Kurt Andersen in Time magazine on line wrote: “as some of the huge, dominant, old-growth trees of our economic forest fall, the seedlings and saplings — that is, the people determined to produce and sell new kinds of transportation and housing and media and other merchandise in new, economically rational ways — will have a clearer field in which to grow”

One big failure of all the economists trying to formulate a government policy is really shown in this choice of metaphor. Yes, in a forest, the big trees die to make way for the next generation of big trees. The problem with his use of the metaphor in today’s economy is that it is incomplete.

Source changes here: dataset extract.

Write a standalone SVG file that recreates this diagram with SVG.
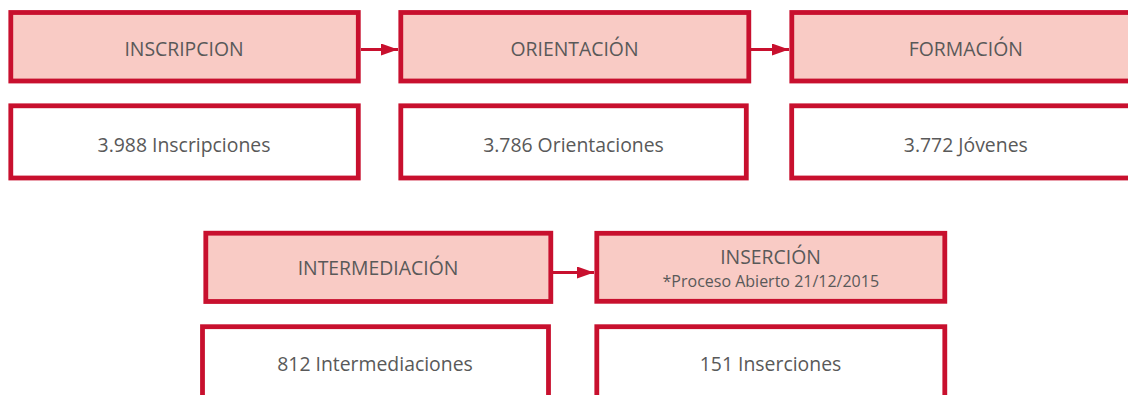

The trees can represent the businesses that are constantly growing, dieing and being replaced by the next “tree”. In this metaphor there are no people. Not to push the forest image beyond reality, the people are the birds and animals that live in the forest. When the forest dies of natural causes, one tree at a time, the “critters” that live in the forest have time to adjust and only a very few loose their home or food source.

If our economy is a forest, then current conditions are a forest fire where the fire burns through the forest so fast that the critters don’t have time to escape or adjust. They just die.

In his article, Mr. Andersen talks about Aptera Motors, Fisker Automotive, Tesla Motors, and Bright Automotive as the model replacing GM and Chrysler. Kurt, how many cars will any of these new companies need to sell to get the loans for the kind of money it will take to set up an assembly line to churn out 600,000 cars a year, and remember that the average person can’t afford a $30,000 car. At the same time these new companies need to generate huge sums just to build the plant to make cars, they need to cut the selling price by half.

And if current employment trends continue, that $15,000 car price might have to shrink to $10,000 to $12,000. If the economy takes 5 years to recover, how many people living in the “Obamavilles” (remember in the great depression they called the shantytowns Hoovervilles) will be able to buy those cars?